In der Stadt Bern kommt es immer wieder zu massiv unverhältnismässigen Polizeieinsätzen gegen Demonstrant*innen. Das vorliegende Beispiel zeigt aber eines: Wenn der Gemeinderat seine Verantwortung für Polizeieinsätze wahrnimmt und klare Vorgaben für die Polizeiarbeit in der Stadt Bern macht, muss die Polizei diesen Anweisungen nachkommen. Der Gemeinderat hat die strategische Verantwortung für Polizeieinsätze in der Stadt Bern und muss bei Einzelereignissen die Rahmenbedingungen für Polizeieinsätze festlegen.
Leider hat sich der Gemeinderat in der Vergangenheit dieser Verantwortung immer wieder entzogen und die Kantonspolizei verantwortlich erklärt. Dies muss sich ändern.

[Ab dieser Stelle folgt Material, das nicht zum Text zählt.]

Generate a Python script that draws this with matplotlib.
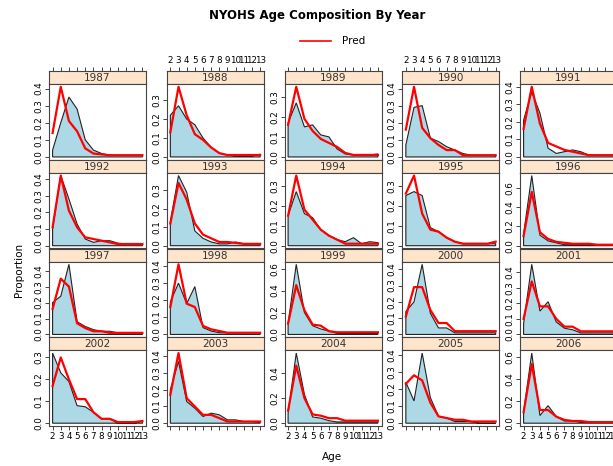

Die Einreichenden fordern den Gemeinderat deshalb auf, klare und für die Öffentlichkeit einsehbare Richtlinien zu erlassen für den Einsatz der Polizei an Kundgebungen in der Stadt Bern. Diese sollen Grundsätze der Polizeiarbeit in der Stadt Bern festlegen (insbesondere an Kundgebungen).

Insbesondere sollen die Leitlinien folgende Punkte beinhalten:

  1. Einen klaren Ablauf der Informationen und Entscheidungen rund um einen Polizeieinsatz an einer Kundgebung. Wer informiert wann, wen und worüber?
  2. Klare Angaben dazu, wann der Gesamtgemeinderat und wann der Sicherheitsdirektor über einen Polizeieinsatz entscheiden.
  3. Klare Angaben dazu, wann der Gesamtgemeinderat über einen Polizeieinsatz informiert wird und wie er in die Einsatzplanung einbezogen wird.
  4. Definition der Situationen, die vorliegen müssen, damit die Polizei Gummischrot oder den Wasserwerfer einsetzen darf.
  5. Definition von Polizeieinsätzen bei denen zwingend zwei Gemeinderät_innen vor Ort sein müssen.
  6. Strategien, wie mit Kundgebungen umgegangen wird, wenn gleichzeitig mehrere Kundgebungen (z.B. auch Gegenkundgebungen) angekündigt sind. Ziel muss sein, Strategien zu finden, dass beide Kundgebungen stattfinden können.
  7. Ein klarer Ablauf, wann und wie nach einem Polizeieinsatz die Nachbereitung bzw. Nachbesprechung mit dem Gemeinderat stattfindet. Insbesondere soll der Fokus darauf liegen, wie die Nachbereitung stattfindet, wenn die vom Gemeinderat erlassenen Leitlinien von der Polizei nicht erfüllt wurden.